The Role of the Set in The Play That Goes Wrong

The Play That Goes Wrong comes to Worcester October 31 – November 3. Read on for your behind-the-scenes look at the sets of the award-winning comedy.

If ever there was truth in advertising, it’s the hit British comedy The Play That Goes Wrong, says producer Kevin McCollum.

“I’ve got to tell you, it’s been a pleasure having a show that I can market and it is exactly what it says it is!”

Producer Kevin McCollum

McCollum (“Rent,” “Avenue Q”) has teamed up with famed writer/producer J.J. Abrams (“Star Wars,” “Star Trek,” “Lost”) to present this international sensation about a hilariously disastrous production of a murder mystery here in the United States.

There are ten actors onstage, but McCollum says the eleventh character is the set. “I think one of the reasons it won the Tony® is because it is a set with a personality,” he says. “It actually is the antagonist of the show.” The characters in the play struggle with tiny things at first, a stuck door, a mantlepiece which keeps falling down, pictures and other objects which keep falling off the walls. But as the play goes on, the set malfunctions become more and more sidesplittingly spectacular.

U.K.-based set designer Nigel Hook has worked on several murder mysteries, so his set, which is supposed to be of a collegiate production of an Agatha Christie-type play, features all the clichés of the genre, wood paneling, tacky wallpaper, a fireplace and mantle, pictures and shields on the wall, even a second floor study. But Hook has attended more than his share of theatrical disasters over the years, which he’s also incorporated into his set design. “You just pull references from what you’ve seen and what you wish would happen sometimes,” he says. Hook recalls attending an “incredibly dull Charley’s Aunt,” which was unwittingly improved when, “on the first night literally the furniture started falling apart.” So watch for the same kind of mayhem to ensue in The Play That Goes Wrong when the characters onstage least expect it.

There’s quite an art to making things appear to be broken, says Hook.

“Basically, you don’t make it so it will break, you make it broken, and you make it very well, so it will go back together again very quickly.”

Set designer Nigel Hook

Without trying to give away too many trade secrets, the designer says much of what “goes wrong” involves magnets, hooks, levers and “the forces of gravity.”

Part of the fun of the set is that, at times, what happens onstage looks genuinely perilous. “We’re really, really precise with all the slapstick,” says co-author Henry Shields. “We want it to look dangerous, but be absolutely safe for the actors doing it. It’s making sure all the precautions are in place and making sure that things are cued at the right time.”

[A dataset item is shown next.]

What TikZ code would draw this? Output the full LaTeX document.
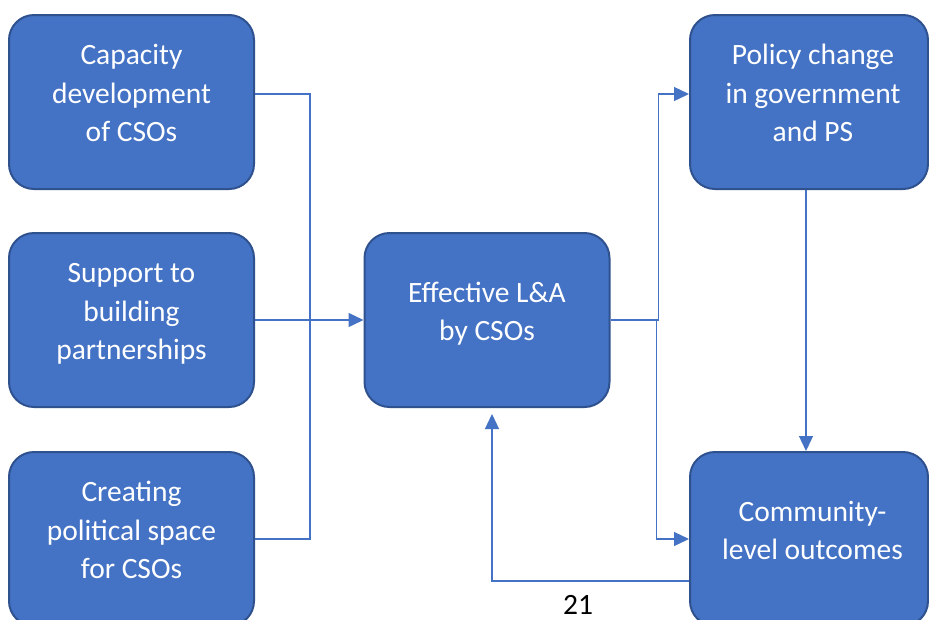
\documentclass[tikz,border=0pt]{standalone}
\usepackage{fontspec}
\setmainfont{Carlito}
\usetikzlibrary{arrows.meta}
\definecolor{boxfill}{HTML}{4472C4}
\definecolor{boxedge}{HTML}{2F528F}
\definecolor{linkcol}{HTML}{4472C4}
\tikzset{
  stage/.style={rounded corners=25pt, fill=boxfill, draw=boxedge, line width=2pt,
    minimum width=245pt, minimum height=174pt, inner sep=0pt, text=white,
    align=center, font=\fontsize{29.5}{38.5}\selectfont},
  link/.style={draw=linkcol, line width=1.3pt},
  flow/.style={link, -{Triangle[length=15pt,width=14pt]}},
}
% centred text block hung on the math axis, so it sits a little above the box centre;
% the optional argument pushes the block sideways
\newcommand{\stagetext}[2][0pt]{\raisebox{0pt}[0pt][0pt]{\hspace*{#1}\begin{tabular}{@{}c@{}}#2\end{tabular}}}
\begin{document}
\begin{tikzpicture}[x=1pt,y=-1pt]
\useasboundingbox (0,0) rectangle (929,619);
\fill[white] (0,0) rectangle (929,619);
\clip (0,0) rectangle (929,619);

% input boxes
\node[stage] (cap) at (131.5,102) {\stagetext{Capacity\\development\\of CSOs}};
\node[stage] (supp) at (131.5,320) {\stagetext{Support to\\building\\partnerships}};
\node[stage] (create) at (131.5,539) {\stagetext{Creating\\political space\\for CSOs}};

% central box
\node[stage] (eff) at (487,320) {\stagetext{Effective L\&A\\by CSOs}};

% outcome boxes
\node[stage, minimum width=238pt] (pol) at (809,102) {\stagetext[8pt]{Policy change\\in government\\and PS}};
\node[stage, minimum width=238pt] (com) at (809,539) {\stagetext[7pt]{Community-\\level outcomes}};

% inputs merge into the central box
\draw[link] ([yshift=8pt]cap.east) -| ([xshift=55pt]create.east) -- (create.east);
\draw[flow] (supp.east) -- (eff.west);

% central box to outcomes
\draw[flow] (eff.east) -- ++(48,0) |- ([yshift=8pt]pol.west);
\draw[flow] (eff.east) -- ++(46,0) |- (com.west);
\draw[flow] ([xshift=-3pt]pol.south) -- ([xshift=-3pt]com.north);

% feedback loop
\draw[flow] ([yshift=-42pt]com.west) -| ([xshift=5pt,yshift=-6pt]eff.south);

% page number
\node[font=\fontsize{29.5}{34}\selectfont, text=black, inner sep=0pt] (pg) at (578,605) {21};
\end{tikzpicture}
\end{document}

The set itself gets quite a workout during every show. Hook says after each performance, there’s “about half an hour’s work, sort of settling things; putting flaps back up, cleaning… the rug gets very wet, so that has to be put into a position where it can dry out, without causing any problems.” Before each performance, there’s at least another hour of getting the set and props ready to go. “They do lists and they double check and they check themselves and somebody else does a shout round of what has to be where.”

When The Play That Goes Wrong opened on Broadway, Hook’s set design was singled out in most of the reviews.

“Nigel Hook’s booby-trapped set should get either a Tony® Award or a cease-and-desist order from OSHA.”

Jesse Green, Vulture

And when the Tony® Awards were handed out a couple of months later, Hook received the Tony® for best scenic design of a play.